Tipping points are scary enough on their own. But as it turns out, each tipping point can interact and destabilize each other, causing a domino effect with severe consequences. In a new study, researchers ran over three million computer simulations and found domino effects in a third of them, even under scenarios in which the Paris Climate Agreement targets are met.
“We provide a risk analysis, not a prediction, but our findings still raise concern,” Ricarda Winkelmann, researcher at the Potsdam Institute for Climate Impact Research (PIK) and study co-author, said in a statement. “[Our findings] might mean we have less time to reduce greenhouse gas emissions and still prevent tipping processes.”
The researchers focused on the interaction between the Amazon rainforest, ice sheets in West Antarctica, Greenland and the Atlantic Gulf Stream. They used a new type of climate model that focused on how temperature threshold for the tipping points changed as the systems interacted, allowing them to run the computer simulations.
An example of the interactions is the melting of the Greenland ice sheet. This released water into the ocean and slows down the AMOC – driven by salty water pulled down towards the ocean floor. A weaker AMOC means less heat is transported from the tropics to the north pole, which leads to warmer waters in the Southern Ocean. On the long-run, this could destabilize parts of the Antarctic Ice Sheet.
“The analysis implies that there is still a serious danger of activating cascading climatic tipping points below 2°C of global warming – i.e., in the Paris accord goal range,” Tim Lenton, researcher at the University of Exeter, not involved in the study, told The Guardian. “What the new study doesn’t do is break down the timeframe during which tipping point shifts and cascades might occur.”
Strength in numbers
Observations over the past decades show that several tipping elements are already impacted by global warming — and the more of them start interacting, the harder it will be to stop the climate from rising.
Ice loss from Greenland and West Antarctica has increased and accelerated over the past decades, with studies suggesting that the Amundsen Basin in West Antarctica might in fact have already crossed a tipping point.
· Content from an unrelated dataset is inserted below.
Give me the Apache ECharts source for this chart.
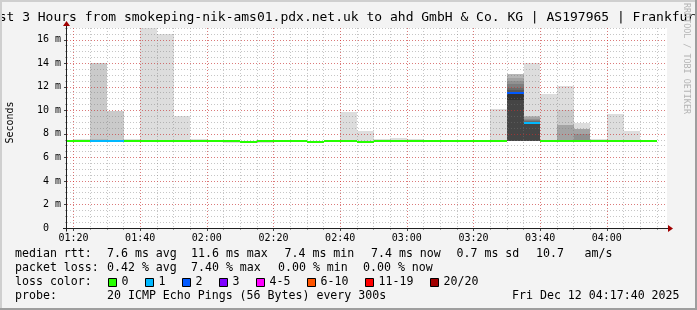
<!DOCTYPE html>
<html><head><meta charset="utf-8">
<script src="https://cdn.jsdelivr.net/npm/echarts@6/dist/echarts.min.js"></script>
<style>html,body{margin:0;padding:0;background:#f3f3f3}#c{width:697px;height:310px}</style>
</head><body><div id="c"></div>
<script>
// ---------- data ----------
const stepEnds = ['01:20','01:25','01:30','01:35','01:40','01:45','01:50','01:55','02:00','02:05',
                  '02:10','02:15','02:20','02:25','02:30','02:35','02:40','02:45','02:50','02:55',
                  '03:00','03:05','03:10','03:15','03:20','03:25','03:30','03:35','03:40','03:45',
                  '03:50','03:55','04:00','04:05','04:10','04:15'];
const medianMs = [7.42,7.42,7.42,7.42,7.42,7.42,7.42,7.42,7.42,7.42,
                  7.42,7.35,7.42,7.42,7.42,7.35,7.42,7.42,7.35,7.42,
                  7.42,7.42,7.42,7.42,7.42,7.42,7.42,11.5,8.9,7.42,
                  7.42,7.42,7.42,7.42,7.42,7.42];
const lossCount = [0,0,1,1,0,0,0,0,0,0, 0,0,0,0,0,0,0,0,0,0, 0,0,0,0,0,0,0,2,1,0, 0,0,0,0,0,0];
// highest pings of each step, largest first (null = lost ping)
const pingsHigh = [
  [], [7.55], [null,14.0,7.55], [null,9.92,7.5], [7.58], [18.5], [16.45], [9.5], [7.6], [],
  [], [], [], [], [], [], [], [9.84], [8.28], [7.57],
  [7.62], [7.58], [], [], [], [], [10.13],
  [null,null,13.1,12.77,12.48,12.2,11.92,11.71,11.6,11.55],
  [14.0,9.5,9.49,9.4,9.3,9.2,9.1,9.0,8.97,8.95],
  [11.35],
  [12.1,10.07,8.75,8.73], [8.93,8.45,8.44,8.42,8.0], [7.6], [9.72], [8.28], []
];
// lowest pings of each step, smallest first
const pingsLow = [
  [], [], [7.38], [], [], [], [], [], [], [],
  [7.25], [7.3], [7.25], [], [], [7.3], [], [], [7.3], [],
  [], [], [], [], [], [], [],
  [7.4,7.4,7.4,7.4,7.4,7.4,7.4,7.4,7.4,10.92],
  [7.4,7.4,7.4,7.4,7.4,7.4,7.4,7.4,7.4,8.8],
  [],
  [], [], [], [], [], []
];
const xLabels = ['01:20','01:40','02:00','02:20','02:40','03:00','03:20','03:40','04:00'];
const yTicks = [0,2,4,6,8,10,12,14,16];
const viewStart = '01:18:03', viewEnd = '04:18:03';
const lossBins = ['0','1','2','3','4-5','6-10','11-19','20/20'];
const lossUpper = [0,1,2,3,5,10,19,20];
const lossColors = ['#26ff00','#00b8ff','#0059ff','#7e00ff','#ff00ff','#ff5500','#ff0000','#a10000'];
const titleText = 'Last 3 Hours from smokeping-nik-ams01.pdx.net.uk to ahd GmbH & Co. KG | AS197965 | Frankfurt';
const rttStats = ['7.6 ms avg','11.6 ms max','7.4 ms min','7.4 ms now','0.7 ms sd','10.7','am/s'];
const lossStats = ['0.42 % avg','7.40 % max','0.00 % min','0.00 % now'];
const probeText = '20 ICMP Echo Pings (56 Bytes) every 300s';
const dateText = 'Fri Dec 12 04:17:40 2025';
const PINGS = 20, STEP = 5;

// ---------- helpers ----------
const FONT = '"DejaVu Sans Mono"';
const toMin = s => { const a = s.split(':').map(Number); return a[0]*60 + a[1] + (a[2]||0)/60; };
const fmt = v => { const h = Math.floor(v/60 + 1e-6), m = Math.round(v - h*60); return String(h).padStart(2,'0')+':'+String(m).padStart(2,'0'); };
const xMin = toMin(viewStart), xMax = toMin(viewEnd);
const majorX = xLabels.map(toMin);
const minorX = stepEnds.map(toMin);
const lossIndex = n => lossUpper.findIndex(u => n <= u);

function fullPings(i) {
  const p = new Array(PINGS).fill(medianMs[i]);
  pingsHigh[i].forEach((v, j) => { p[PINGS-1-j] = v; });
  pingsLow[i].forEach((v, j) => { p[j] = v; });
  return p;
}
const smokeData = [];
for (let k = 1; k <= PINGS/2; k++) {
  const gray = Math.floor(190/(PINGS/2)*(PINGS/2 - k)) + 50;
  stepEnds.forEach((e, i) => {
    const p = fullPings(i);
    const lo = p[k-1], hi = p[PINGS-k];
    if (lo == null || hi == null || hi <= lo) return;
    const t1 = toMin(e);
    smokeData.push([t1 - STEP, t1, lo, hi, gray]);
  });
}
const medianData = stepEnds.map((e, i) => { const t1 = toMin(e); return [t1 - STEP, t1, medianMs[i], lossIndex(lossCount[i])]; });

function clipRect(r, cs) {
  return echarts.graphic.clipRectByRect(r, {x: cs.x, y: cs.y, width: cs.width, height: cs.height});
}

// ---------- graphics (texts, frame, axes) ----------
const G = {left: 67, top: 28, width: 600, height: 200};
const gfx = [];
const txt = (x, y, text, size, extra) => Object.assign({type:'text', x, y, z: 20,
  style: {text, font: size + 'px ' + FONT, fill: '#000', align: 'left', verticalAlign: 'middle'}}, extra || {});
gfx.push(Object.assign(txt(-17, 18, titleText, 13), {z: 19}));
gfx.push(txt(10.5, 122.5, 'Seconds', 10, {rotation: Math.PI/2, style: {text: 'Seconds', font: '10px ' + FONT, fill: '#000', align: 'center', verticalAlign: 'middle'}}));
const LF = 11.6;
const rows = [254.3, 268.3, 282.3, 296];
gfx.push(txt(15, rows[0], 'median rtt:', LF));
[107, 191, 284.5, 371, 456.5, 536, 584.5].forEach((x, i) => gfx.push(txt(x, rows[0], rttStats[i], LF)));
gfx.push(txt(15, rows[1], 'packet loss:', LF));
[107, 191, 278, 363].forEach((x, i) => gfx.push(txt(x, rows[1], lossStats[i], LF)));
gfx.push(txt(15, rows[2], 'loss color:', LF));
let bx = 108.5;
lossBins.forEach((lab, i) => {
  gfx.push({type:'rect', z: 20, shape: {x: bx, y: 278.5, width: 8, height: 8}, style: {fill: lossColors[i], stroke: '#000', lineWidth: 1}});
  gfx.push(txt(bx + 13, rows[2], lab, LF));
  bx += 30 + 7 * lab.length;
});
gfx.push(txt(15, rows[3], 'probe:', LF));
gfx.push(txt(107, rows[3], probeText, LF));
gfx.push(txt(512, rows[3], dateText, LF));
// watermark
gfx.push({type:'text', x: 686.5, y: 58.5, rotation: -Math.PI/2, z: 21,
  style: {text: 'RRDTOOL / TOBI OETIKER', font: '8.4px ' + FONT, fill: '#b4b4b4', align: 'center', verticalAlign: 'middle'}});
// frame
gfx.push({type:'rect', z: 22, shape:{x:0,y:0,width:697,height:2}, style:{fill:'#cfcfcf'}});
gfx.push({type:'rect', z: 22, shape:{x:0,y:0,width:2,height:310}, style:{fill:'#cfcfcf'}});
gfx.push({type:'rect', z: 22, shape:{x:0,y:308,width:697,height:2}, style:{fill:'#9e9e9e'}});
gfx.push({type:'rect', z: 22, shape:{x:695,y:0,width:2,height:310}, style:{fill:'#9e9e9e'}});
// axis lines + arrows
const ox = G.left - 0.5, oy = G.top + G.height + 0.5;
gfx.push({type:'line', z: 20, shape:{x1: ox - 3.5, y1: oy, x2: G.left + G.width + 2, y2: oy}, style:{stroke:'#202020', lineWidth:1}});
gfx.push({type:'line', z: 20, shape:{x1: ox, y1: oy + 3, x2: ox, y2: G.top - 3}, style:{stroke:'#202020', lineWidth:1}});
gfx.push({type:'polygon', z: 21, shape:{points:[[G.left+G.width+1, oy-3.5],[G.left+G.width+6, oy],[G.left+G.width+1, oy+3.5]]}, style:{fill:'#a00000'}});
gfx.push({type:'polygon', z: 21, shape:{points:[[ox-3.5, G.top-2],[ox, G.top-7],[ox+3.5, G.top-2]]}, style:{fill:'#a00000'}});

const majorGrid = {color: 'rgba(255,0,0,0.38)', type: [1,2], width: 1};
const minorGrid = {color: 'rgba(120,120,120,0.42)', type: [1,2], width: 1};
const axisFont = {fontFamily: 'DejaVu Sans Mono', fontSize: 10, color: '#000'};

const chart = echarts.init(document.getElementById('c'), null, {renderer: 'canvas', width: 697, height: 310});
chart.setOption({
  backgroundColor: '#f3f3f3',
  animation: false,
  grid: Object.assign({show: true, backgroundColor: '#ffffff', borderWidth: 0, containLabel: false, outerBoundsMode: 'none'}, G),
  xAxis: [
    {type: 'value', min: xMin, max: xMax, z: 4, position: 'bottom',
     axisLine: {show: false},
     axisTick: {show: true, customValues: majorX, length: 3, lineStyle: {color: '#444'}},
     axisLabel: Object.assign({customValues: majorX, formatter: fmt, margin: 5}, axisFont),
     splitLine: {show: true, lineStyle: majorGrid}},
    {type: 'value', min: xMin, max: xMax, z: 3, position: 'bottom',
     axisLine: {show: false},
     axisTick: {show: true, customValues: minorX, length: 2, lineStyle: {color: '#999'}},
     axisLabel: {show: false},
     splitLine: {show: true, lineStyle: minorGrid}}
  ],
  yAxis: [
    {type: 'value', min: 0, max: 17, z: 4, position: 'left',
     axisLine: {show: false},
     axisTick: {show: true, customValues: yTicks, length: 3, lineStyle: {color: '#444'}},
     axisLabel: Object.assign({customValues: yTicks, margin: 6, formatter: v => v === 0 ? '0  ' : v + ' m'}, axisFont),
     splitLine: {show: true, lineStyle: majorGrid}},
    {type: 'value', min: 0, max: 17, interval: 0.5, z: 3, position: 'left',
     axisLine: {show: false},
     axisTick: {show: true, length: 2, lineStyle: {color: '#aaa'}},
     axisLabel: {show: false},
     splitLine: {show: true, lineStyle: minorGrid}}
  ],
  series: [
    {type: 'custom', name: 'smoke', xAxisIndex: 0, yAxisIndex: 0, z: 2, silent: true,
     encode: {x: [0, 1], y: [2, 3]},
     data: smokeData,
     renderItem: (params, api) => {
       const a = api.coord([api.value(0), api.value(3)]);
       const b = api.coord([api.value(1), api.value(2)]);
       const x0 = Math.round(a[0]), x1 = Math.round(b[0]);
       const y0 = Math.round(a[1]), y1 = Math.round(b[1]);
       const r = clipRect({x: x0, y: y0, width: x1 - x0, height: y1 - y0}, params.coordSys);
       if (!r) return null;
       const g = api.value(4);
       return {type: 'rect', shape: r, style: {fill: 'rgb(' + g + ',' + g + ',' + g + ')'}};
     }},
    {type: 'custom', name: 'median', xAxisIndex: 0, yAxisIndex: 0, z: 5, silent: true,
     encode: {x: [0, 1], y: 2},
     data: medianData,
     renderItem: (params, api) => {
       const a = api.coord([api.value(0), api.value(2)]);
       const b = api.coord([api.value(1), api.value(2)]);
       const x0 = Math.round(a[0]), x1 = Math.round(b[0]);
       const y = Math.round(a[1]);
       const r = clipRect({x: x0, y: y - 1, width: x1 - x0, height: 2}, params.coordSys);
       if (!r) return null;
       return {type: 'rect', shape: r, style: {fill: lossColors[api.value(3)]}};
     }}
  ],
  graphic: {elements: gfx}
});
</script>
</body></html>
The grounding lines of glaciers in this region are rapidly retreating, which could induce local marine ice-sheet instabilities and lead to the disintegration of the entire basin.
It has also been shown that the AMOC experienced a significant slowdown since the mid 20th century, which has led to the weakest AMOC state in centuries. While so far it has been largely caused by changing surface buoyancy fluxes, in the future the strength of AMOC could be impacted by increased freshwater forcing of the North Atlantic Ocean.
At the same time, the Amazon rainforest isn’t just directly impacted by anthropogenic climate change (including the increased risk of extensive drought events or heat waves) but also by deforestation and fire. This increases the likelihood that parts of it will shift from a rainforest to a savannah state. The Amazon could be close to a critical extent of deforestation, which would be sufficient to start that transition.
The study was published in the journal of the European Geoscience Union.